Saturday, June 24, 2017
Abstract-Frequency-Dependent Terahertz Transient Photoconductivity of Mesoporous SnO2 Films
Kevin P. Regan, John R. Swierk, Jens Neu, and Charles A. Schmuttenmaer
The transient photoconductive properties of tin (IV) oxide (SnO2) mesoporous films have been studied by time-resolved terahertz (THz) spectroscopy. We gain insight into carrier dynamics by measuring overall injection and trapping lifetimes using optical pump – THz probe spectroscopy, as well as the frequency-dependent complex conductivity at various pump-probe delay times. It is found that the method of charge generation, either direct above band gap excitation (at 267 nm), or dye-sensitized electron injection (at 400 nm), has a dramatic effect on the overall injection and trapping dynamics of mobile charge carriers on the picosecond to nanosecond timescale.
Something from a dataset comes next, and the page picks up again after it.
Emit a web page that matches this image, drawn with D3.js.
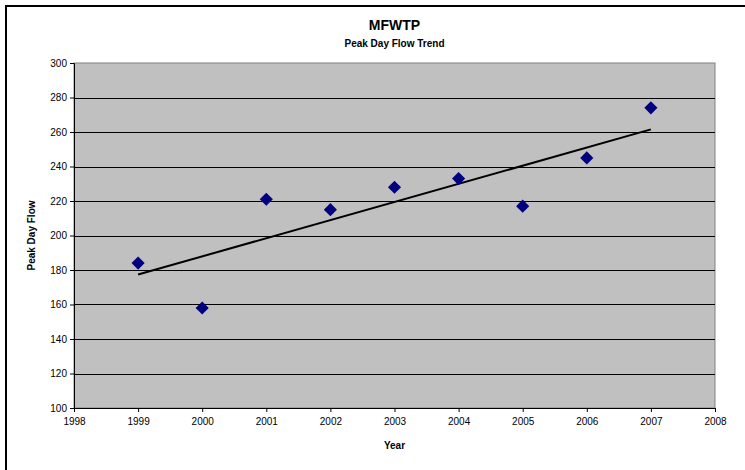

In the presence of aqueous electrolyte, direct band gap excitation of non-sensitized SnO2 films results in instrument response limited sub-picosecond injection lifetimes, while dye-sensitized films require tens of picoseconds for interfacial electron transfer to complete. On the other hand, the rate for trapping of mobile charges is at least two orders of magnitude faster in the non-sensitized films compared to the dye-sensitized films, which is likely due to photoinduced charges being more highly concentrated in the non-sensitized films. Finally, we find that the transient photoconductivity deviates from the behavior described by standard conductivity models such as the Drude and Drude-Smith model. This is due to the contribution from a photoinduced change in the permittivity of the SnO2 films.